In 1906, Laramie business men organized the Denver, Laramie and Northwestern Railway which was to run from Denver to Fort Collins and on to Laramie with the ultimate intention to reach Seattle. Like most railroads of the day it was dependent upon land sales for financing. Its land company the Denver, Laramie Realty Company promoted various agricultural and coal towns that it proposed to form along the projected route. Agricultural towns were promoted among other places at the Chicago Agricultural Show.

Kent, a new coal town along the route of the Denver, Laramie and Northwestern.

In 1909, construction started near the present location of the I-70 - I-25 Interchange in Denver. Grading crews began laying out the route, including the construction of a tunnel near Virginia Dale. Sought for investments in towns along the projected route never materialized. The road never reached Laramie. But for that matter it never reached Fort Collins. Instead, in an effort to save the investments, a spur line was constructed to Greeley. By 1917, the company was bankrupt and its assets were sold to a Denver junk dealer.

Union Pacific Depot and Hotel, 1910

The depot depicted above and at the end of the street in the panoramic photo next page burned in 1917. See next photo. The current depot was built in 1923.


Depot fire, October 17, 1917, Photo by Henning Svenson


Laramie Fire Department, corner of 3rd and Custer, approx. 1911

After fires in 1871 and a fire at the Territorial Prison in 1872, the Laramie Fire Department was formally organized in August of 1875 with the initial firehouse located at what is now the corner of 3rd and Custer. The three story building in the background is the Holladay Building which burned in 1948.

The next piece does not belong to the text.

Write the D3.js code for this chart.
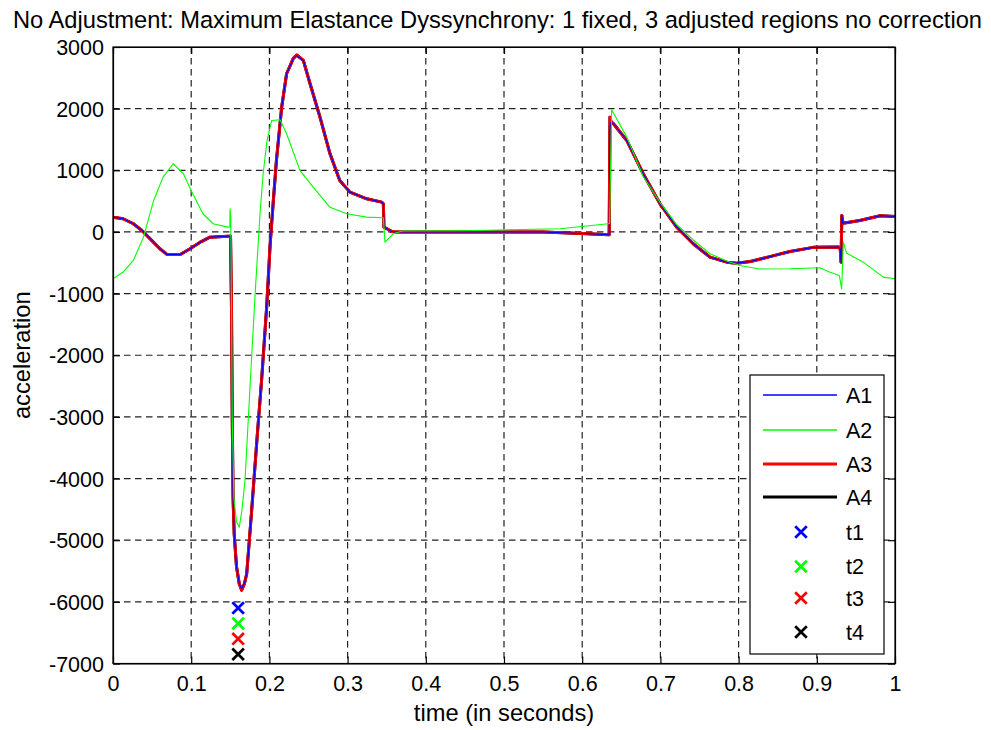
<!DOCTYPE html>
<html>
<head>
<meta charset="utf-8">
<script src="https://cdn.jsdelivr.net/npm/d3@7/dist/d3.min.js"></script>
<style>
  html, body { margin: 0; padding: 0; background: #fff; }
  svg { display: block; }
  text { font-family: "Liberation Sans", Arial, sans-serif; fill: #000; }
</style>
</head>
<body>
<svg id="chart" width="991" height="730"></svg>
<script>
// Sample times shared by A1, A3 and A4 (seconds)
const tMain = [0, 0.013, 0.026, 0.037, 0.0516, 0.060, 0.069, 0.086, 0.0985, 0.111, 0.124, 0.147, 0.1503,
  0.1515, 0.1525, 0.1535, 0.155, 0.158, 0.1615, 0.1645, 0.168, 0.171, 0.177, 0.184, 0.19, 0.1965, 0.201,
  0.205, 0.209, 0.2157, 0.222, 0.2306, 0.2349, 0.2434, 0.252, 0.2647, 0.2775, 0.290, 0.303, 0.3244, 0.3436,
  0.3457, 0.3465, 0.352, 0.356, 0.36, 0.45, 0.55, 0.60, 0.6345, 0.6355, 0.637, 0.64, 0.657, 0.678, 0.6995,
  0.7208, 0.742, 0.7634, 0.785, 0.7975, 0.815, 0.84, 0.8657, 0.8955, 0.928, 0.9300, 0.9310, 0.9320, 0.9335,
  0.955, 0.981, 1.0];

const a1 = [240, 214, 133, 24, -165, -273, -365, -365, -273, -170, -84, -70, -70,
  -1200, -3000, -4300, -4900, -5436, -5700, -5790, -5700, -5544, -4571, -3382, -2409, -1220, -192,
  500, 1160, 2024, 2566, 2810, 2863, 2782, 2404, 1862, 1268, 835, 646, 538, 484,
  457, 78, 40, 10, 0, 0, 0, -25, -45, 1700, 1780, 1755, 1484, 944, 457,
  78, -192, -409, -490, -506, -480, -400, -316, -250, -246, -280, -490, 268, 140,
  187, 262, 250];

const a3 = [240, 214, 133, 24, -165, -273, -365, -365, -273, -170, -84, -70, -70,
  -1200, -3000, -4300, -4900, -5436, -5710, -5810, -5710, -5544, -4571, -3382, -2409, -1220, -192,
  500, 1160, 2024, 2566, 2815, 2870, 2782, 2404, 1862, 1268, 835, 646, 538, 484,
  457, 78, 40, 10, 0, 0, 0, -25, -45, 1860, 1790, 1755, 1484, 944, 457,
  78, -192, -409, -490, -506, -480, -400, -316, -250, -246, -280, -490, 268, 140,
  187, 262, 250];

const a4 = [240, 214, 133, 24, -165, -273, -365, -365, -273, -170, -84, -70, -70,
  -1200, -3000, -4300, -4900, -5436, -5710, -5810, -5710, -5544, -4571, -3382, -2409, -1220, -192,
  500, 1160, 2024, 2566, 2815, 2870, 2782, 2404, 1862, 1268, 835, 646, 538, 484,
  457, 78, 40, 10, 0, 0, 0, -25, -45, 1860, 1790, 1755, 1484, 944, 457,
  78, -192, -409, -490, -506, -480, -400, -316, -250, -246, -280, -490, 268, 140,
  187, 262, 250];

// Sample times and values for A2
const tA2 = [0, 0.013, 0.026, 0.039, 0.052, 0.064, 0.077, 0.09, 0.102, 0.115, 0.128, 0.147, 0.1494, 0.1497,
  0.1505, 0.1515, 0.1525, 0.1545, 0.158, 0.1615, 0.165, 0.1688, 0.1752, 0.182, 0.188, 0.192, 0.197, 0.203,
  0.2136, 0.222, 0.239, 0.256, 0.2775, 0.299, 0.3244, 0.3457, 0.3478, 0.3585, 0.37, 0.45, 0.5716, 0.6334,
  0.6350, 0.6377, 0.657, 0.678, 0.70, 0.72, 0.742, 0.7634, 0.785, 0.8018, 0.827, 0.8657, 0.904, 0.917,
  0.9288, 0.9318, 0.934, 0.938, 0.9595, 0.985, 1.0];

const a2 = [-760, -650, -462, -84, 511, 889, 1106, 944, 620, 295, 133, 78, 80, 376,
  250, -1200, -3000, -4300, -4700, -4790, -4500, -4030, -2520, -949, 295, 944, 1484, 1809,
  1820, 1593, 998, 727, 400, 295, 240, 230, -165, -29, 15, 20, 52, 133,
  140, 1982, 1538, 900, 470, 130, -130, -354, -470, -543, -600, -597, -581, -652,
  -706, -922, -165, -343, -490, -733, -760];

// Event markers t1..t4
const markerNames = ["t1", "t2", "t3", "t4"];
const markerTimes = [0.16, 0.16, 0.16, 0.16];
const markerValues = [-6100, -6350, -6600, -6850];

const xTicks = [0, 0.1, 0.2, 0.3, 0.4, 0.5, 0.6, 0.7, 0.8, 0.9, 1];
const yTicks = [-7000, -6000, -5000, -4000, -3000, -2000, -1000, 0, 1000, 2000, 3000];

const titleText = "No Adjustment: Maximum Elastance Dyssynchrony: 1 fixed, 3 adjusted regions no correction";
const xLabel = "time (in seconds)";
const yLabel = "acceleration";

const svg = d3.select("#chart");
const L = 113, R = 895, T = 47, B = 663.5;
const x = d3.scaleLinear().domain([0, 1]).range([L, R]);
const y = d3.scaleLinear().domain([-7000, 3000]).range([B, T]);

const tickFont = 21.5, labelFont = 23.7;

// Dashed grid at interior ticks
const grid = svg.append("g").attr("stroke", "#222").attr("stroke-width", 1.2)
  .attr("stroke-dasharray", "6.5,4.5");
xTicks.filter(v => v > 0 && v < 1).forEach(v => {
  grid.append("line").attr("x1", x(v)).attr("x2", x(v)).attr("y1", T).attr("y2", B);
});
yTicks.filter(v => v > -7000 && v < 3000).forEach(v => {
  grid.append("line").attr("x1", L).attr("x2", R).attr("y1", y(v)).attr("y2", y(v));
});

// Series
const line = d3.line().x(d => x(d[0])).y(d => y(d[1]));
const series = [
  { name: "A4", t: tMain, v: a4, color: "#000000", w: 3 },
  { name: "A3", t: tMain, v: a3, color: "#ff0000", w: 3 },
  { name: "A1", t: tMain, v: a1, color: "#0000ff", w: 1.1 },
  { name: "A2", t: tA2, v: a2, color: "#00ff00", w: 1.1 }
];
const plot = svg.append("g");
series.forEach(s => {
  plot.append("path")
    .datum(s.t.map((t, i) => [t, s.v[i]]))
    .attr("fill", "none")
    .attr("stroke", s.color)
    .attr("stroke-width", s.w)
    .attr("stroke-linejoin", "round")
    .attr("d", line);
});

const markerColors = ["#0000ff", "#00ff00", "#ff0000", "#000000"];
function cross(g, cx, cy, color) {
  const h = 5.8;
  g.append("path")
    .attr("d", `M${cx - h},${cy - h}L${cx + h},${cy + h}M${cx - h},${cy + h}L${cx + h},${cy - h}`)
    .attr("stroke", color).attr("stroke-width", 2.7).attr("fill", "none");
}
markerNames.forEach((n, i) => cross(plot, x(markerTimes[i]), y(markerValues[i]), markerColors[i]));

// Axes (ticks inward on all four sides); labels use a plain hyphen for negatives
const fmtX = d => String(+d.toFixed(1));
const fmtY = d => String(d);
const axB = svg.append("g").attr("transform", `translate(0,${B})`)
  .call(d3.axisBottom(x).tickValues(xTicks).tickFormat(fmtX).tickSizeInner(-7).tickSizeOuter(0).tickPadding(12));
const axT = svg.append("g").attr("transform", `translate(0,${T})`)
  .call(d3.axisTop(x).tickValues(xTicks).tickFormat("").tickSizeInner(-7).tickSizeOuter(0));
const axLf = svg.append("g").attr("transform", `translate(${L},0)`)
  .call(d3.axisLeft(y).tickValues(yTicks).tickFormat(fmtY).tickSizeInner(-7).tickSizeOuter(0).tickPadding(9));
const axRt = svg.append("g").attr("transform", `translate(${R},0)`)
  .call(d3.axisRight(y).tickValues(yTicks).tickFormat("").tickSizeInner(-7).tickSizeOuter(0));
[axB, axT, axLf, axRt].forEach(g => {
  g.select(".domain").attr("stroke", "#000").attr("stroke-width", 1.2);
  g.selectAll(".tick line").attr("stroke", "#000").attr("stroke-width", 1.2);
  g.selectAll(".tick text").attr("font-size", tickFont)
    .attr("font-family", "Liberation Sans, Arial, sans-serif").attr("fill", "#000");
});
axB.selectAll(".tick text").attr("dy", "0.71em");
axLf.selectAll(".tick text").attr("dy", "0.35em");
svg.append("rect").attr("x", L).attr("y", T).attr("width", R - L).attr("height", B - T)
  .attr("fill", "none").attr("stroke", "#000").attr("stroke-width", 1.2);

// Title and axis labels
svg.append("text").attr("x", 497.5).attr("y", 28).attr("text-anchor", "middle")
  .attr("font-size", labelFont).text(titleText);
svg.append("text").attr("x", (L + R) / 2).attr("y", 721).attr("text-anchor", "middle")
  .attr("font-size", labelFont).text(xLabel);
svg.append("text").attr("transform", `translate(30,${(T + B) / 2}) rotate(-90)`)
  .attr("text-anchor", "middle").attr("font-size", labelFont).text(yLabel);

// Legend
const leg = svg.append("g");
leg.append("rect").attr("x", 750).attr("y", 375).attr("width", 134).attr("height", 279)
  .attr("fill", "#fff").attr("stroke", "#000").attr("stroke-width", 1.2);
const legendLines = [
  { name: "A1", color: "#0000ff", w: 1.3 },
  { name: "A2", color: "#00ff00", w: 1.3 },
  { name: "A3", color: "#ff0000", w: 3 },
  { name: "A4", color: "#000000", w: 3 }
];
const rowY = [395, 430, 464, 497, 532, 566.5, 598, 632];
legendLines.forEach((s, i) => {
  leg.append("line").attr("x1", 763).attr("x2", 837).attr("y1", rowY[i]).attr("y2", rowY[i])
    .attr("stroke", s.color).attr("stroke-width", s.w);
  leg.append("text").attr("x", 846).attr("y", rowY[i]).attr("dy", "0.36em")
    .attr("font-size", tickFont).text(s.name);
});
markerNames.forEach((n, i) => {
  const ry = rowY[4 + i];
  cross(leg, 801, ry, markerColors[i]);
  leg.append("text").attr("x", 846).attr("y", ry).attr("dy", "0.36em")
    .attr("font-size", tickFont).text(n);
});
</script>
</body>
</html>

Laramie Hose Company, approx. 1911.

The building in the background is the Albany County Courthouse.

Laramie High School, 1914

In 1887 Laramie was designated as the home of the University of Wyoming. See pictures next page. By 1895 Laramie had attained a population of over 6,000.

Notwithstanding the University, Albany County remained a bit wild. In 1909, the Sheriff, Alfred H. Bath, was killed near Woods Landing. His killer, George H. Sommers, was never caught.